Kimden veya neyden kaynaklı olduğuna takılmadan, alınması gereken dersi düşünür, dersini alır ve yoluna devam edersin.
Bu imtihanın bana öğrettiği nedir, beni nereye taşır bu hadiseler diye bakarsın.
Güncel aktualitenin içinde kaybolmadan varoluşun temel dinamiklerini derinlemesine irdelersin çoğu imtihanda. Esasen imtihan bu irdelemenin en acı veren kısmıdır denebilir.

Hayata hâkim kılmaya çalıştığımız yaratılış kodlarımızı doğru çalıştırmayı ihmal ettiğimizde, öze dönüş için gösterilen işaret fişeklerini daha net görelim için gelmiştir onlar.

Bir silkeleme bir sarsma bir kendine getirme araçlarıdır.
Ötelere namzet benliğimizin üzerine abanmış anlık heveslerin, geçici hazların ve/veya faydaların su köpüğü misali nasıl da geçici olduğunu haykırır yüzümüze.

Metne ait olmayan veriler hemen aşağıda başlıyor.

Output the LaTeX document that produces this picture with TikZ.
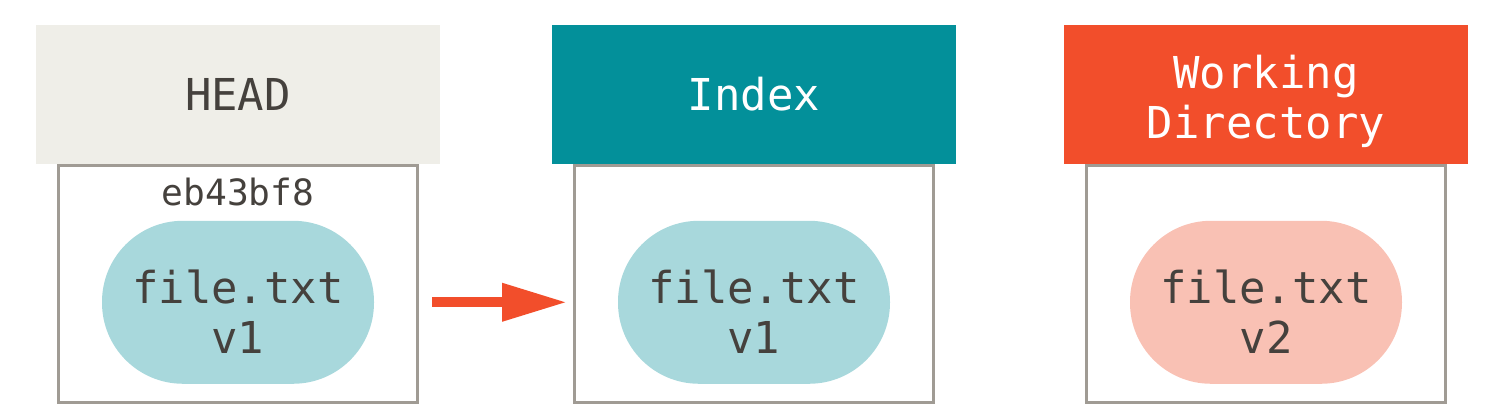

Haz ve hız ekseninde bir ömür süren asrımızın insanları olarak bizlere kâinatla barışık yaşamak için azaltmamız gereken beklentileri, hayatın olağan akışındaki konumumuzu unutarak maksimum hırsla taarruza geçtiğimiz özensiz kazanma çabamızı bir durduruverir.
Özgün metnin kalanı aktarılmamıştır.